3.3 Comparison of Classification Accuracy

Figure 1 presents the relationship between the classification accuracy and the number of sensors selected by the five methods. It can be seen that the proposed method surpasses the other methods in most points. Table 1 presents the classification accuracies of the raw sensor array features and the optimized sensor array features, as well as the corresponding number of selected sensors. It can be seen that the classification accuracy has been significantly improved after sensor array optimization, and the proposed method achieves better accuracy than other methods while fewer sensors are selected. In addition, Fig. 2 presents the variation of the values of the objective function (11) and the objective function (9) with the number of iterations in the proposed optimization algorithm. It can be seen that the objective function values are monotonically decreasing and are convergent after fewer iteration steps.

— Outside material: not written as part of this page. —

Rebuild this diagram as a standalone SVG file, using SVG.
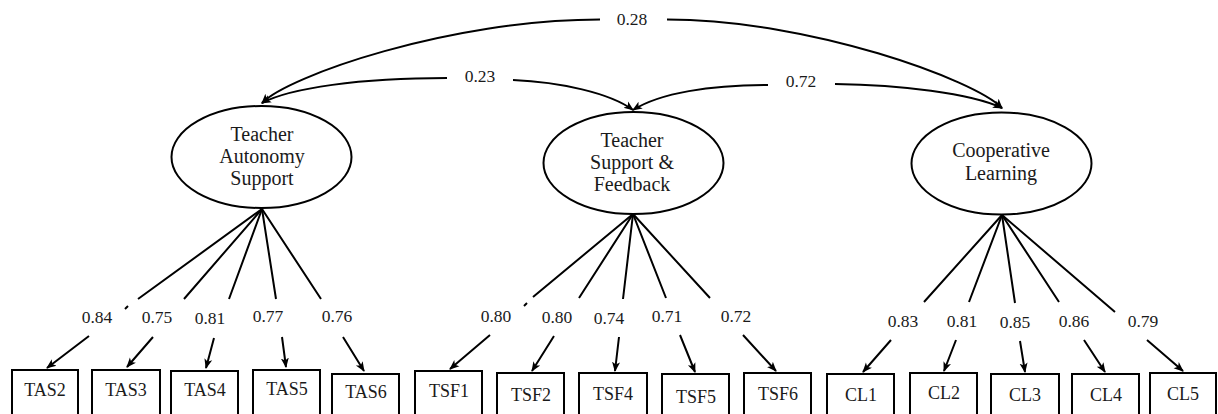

Table 1. Optimal classification accuracy and corresponding number of selected sensors after executing sensor array optimization.
Fig. 1.
figure 1

Relationship between classification accuracy and the number of selected sensors on the three gas sensor array data sets.

Fig. 2.
figure 2

Relationship between the objective function value and the number of algorithm iterations.

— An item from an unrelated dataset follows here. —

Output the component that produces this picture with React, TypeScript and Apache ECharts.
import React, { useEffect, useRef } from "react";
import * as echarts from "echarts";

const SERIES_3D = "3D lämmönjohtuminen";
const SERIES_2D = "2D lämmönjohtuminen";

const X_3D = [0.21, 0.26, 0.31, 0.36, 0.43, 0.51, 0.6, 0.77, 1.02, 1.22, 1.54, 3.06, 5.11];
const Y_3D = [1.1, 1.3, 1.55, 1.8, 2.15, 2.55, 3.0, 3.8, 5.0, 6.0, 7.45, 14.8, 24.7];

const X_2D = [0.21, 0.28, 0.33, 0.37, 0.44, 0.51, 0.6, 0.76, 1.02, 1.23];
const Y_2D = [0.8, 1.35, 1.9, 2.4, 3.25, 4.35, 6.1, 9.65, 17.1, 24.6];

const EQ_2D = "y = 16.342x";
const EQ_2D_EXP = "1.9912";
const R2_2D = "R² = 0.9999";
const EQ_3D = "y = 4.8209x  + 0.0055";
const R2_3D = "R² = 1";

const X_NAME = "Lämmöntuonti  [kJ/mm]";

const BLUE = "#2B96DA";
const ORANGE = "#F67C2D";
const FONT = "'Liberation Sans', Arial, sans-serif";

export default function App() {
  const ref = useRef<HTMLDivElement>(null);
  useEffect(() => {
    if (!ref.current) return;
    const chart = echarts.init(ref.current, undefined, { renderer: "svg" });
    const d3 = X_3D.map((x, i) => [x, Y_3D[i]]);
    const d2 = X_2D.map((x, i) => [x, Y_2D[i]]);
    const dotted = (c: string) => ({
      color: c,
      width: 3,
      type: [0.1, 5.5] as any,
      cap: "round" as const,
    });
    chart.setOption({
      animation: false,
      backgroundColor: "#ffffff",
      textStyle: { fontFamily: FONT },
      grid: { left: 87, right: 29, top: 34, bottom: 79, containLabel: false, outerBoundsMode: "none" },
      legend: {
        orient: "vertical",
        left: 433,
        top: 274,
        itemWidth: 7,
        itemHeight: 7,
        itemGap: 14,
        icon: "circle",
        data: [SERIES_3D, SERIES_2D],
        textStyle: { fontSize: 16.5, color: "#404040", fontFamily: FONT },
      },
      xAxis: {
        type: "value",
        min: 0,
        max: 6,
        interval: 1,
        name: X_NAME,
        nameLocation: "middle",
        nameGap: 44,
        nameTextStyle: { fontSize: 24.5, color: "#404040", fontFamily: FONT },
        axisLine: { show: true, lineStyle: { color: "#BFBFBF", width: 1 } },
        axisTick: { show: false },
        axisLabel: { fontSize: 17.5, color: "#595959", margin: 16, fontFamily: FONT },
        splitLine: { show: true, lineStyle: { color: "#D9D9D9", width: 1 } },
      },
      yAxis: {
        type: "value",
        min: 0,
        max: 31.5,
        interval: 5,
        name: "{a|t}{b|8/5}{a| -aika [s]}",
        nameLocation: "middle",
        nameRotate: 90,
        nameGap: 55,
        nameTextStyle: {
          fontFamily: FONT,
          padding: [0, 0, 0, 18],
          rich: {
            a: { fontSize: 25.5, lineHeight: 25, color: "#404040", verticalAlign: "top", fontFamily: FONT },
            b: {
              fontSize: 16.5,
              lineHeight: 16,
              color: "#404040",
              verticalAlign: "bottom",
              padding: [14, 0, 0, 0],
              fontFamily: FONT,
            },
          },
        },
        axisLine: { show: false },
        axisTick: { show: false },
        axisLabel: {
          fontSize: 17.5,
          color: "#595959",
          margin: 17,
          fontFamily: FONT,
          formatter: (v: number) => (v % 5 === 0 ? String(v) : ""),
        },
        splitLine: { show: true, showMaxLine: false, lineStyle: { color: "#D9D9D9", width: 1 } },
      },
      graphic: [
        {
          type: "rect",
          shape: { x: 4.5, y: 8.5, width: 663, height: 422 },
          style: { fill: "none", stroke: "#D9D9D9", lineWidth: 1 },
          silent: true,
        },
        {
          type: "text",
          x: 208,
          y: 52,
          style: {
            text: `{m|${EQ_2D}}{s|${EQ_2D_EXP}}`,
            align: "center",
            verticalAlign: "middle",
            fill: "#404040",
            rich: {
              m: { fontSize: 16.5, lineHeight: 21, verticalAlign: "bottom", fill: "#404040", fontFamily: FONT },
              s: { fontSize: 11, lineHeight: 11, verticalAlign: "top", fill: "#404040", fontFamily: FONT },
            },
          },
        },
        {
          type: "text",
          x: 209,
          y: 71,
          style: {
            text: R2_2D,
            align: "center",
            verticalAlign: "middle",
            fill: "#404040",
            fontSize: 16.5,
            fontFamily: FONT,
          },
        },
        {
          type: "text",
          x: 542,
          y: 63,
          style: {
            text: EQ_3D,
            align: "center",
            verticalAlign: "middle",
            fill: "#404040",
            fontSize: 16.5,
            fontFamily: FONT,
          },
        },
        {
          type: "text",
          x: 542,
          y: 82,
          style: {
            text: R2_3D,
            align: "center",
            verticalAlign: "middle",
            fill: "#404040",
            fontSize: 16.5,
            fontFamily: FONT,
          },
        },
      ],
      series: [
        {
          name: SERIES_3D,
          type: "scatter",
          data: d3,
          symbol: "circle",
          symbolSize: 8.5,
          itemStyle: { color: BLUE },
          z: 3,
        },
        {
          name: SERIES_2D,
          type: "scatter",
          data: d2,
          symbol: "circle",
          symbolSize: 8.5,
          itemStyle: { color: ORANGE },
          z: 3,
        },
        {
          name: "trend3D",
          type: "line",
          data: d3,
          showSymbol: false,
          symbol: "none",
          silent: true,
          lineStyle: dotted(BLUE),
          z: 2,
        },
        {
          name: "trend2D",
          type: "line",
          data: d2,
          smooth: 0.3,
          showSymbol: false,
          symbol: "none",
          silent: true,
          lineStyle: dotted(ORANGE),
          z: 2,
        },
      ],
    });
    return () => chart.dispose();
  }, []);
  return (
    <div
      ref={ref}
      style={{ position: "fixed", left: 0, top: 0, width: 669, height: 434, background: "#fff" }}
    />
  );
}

4 Conclusion and Future Work

In this paper, we propose a novel sensor array optimization method for multi-feature fusion data classification. The intrinsic group structure of the sensor features is considered by combining a least squares regression framework and an \(\ell _{F,1}\) norm regularization design. Experimental results on the gas sensor array data sets demonstrate that the proposed method can effectively improve the classification accuracy while reducing the number of sensors compared to other classical methods.

However, the work in this paper has a limitation that it is only evaluated on gas sensor array data sets. In the future, the generalization of the proposed method will be validated for more feature fusion tasks, such as EEG signals, machine fault detection, radar array signals, etc.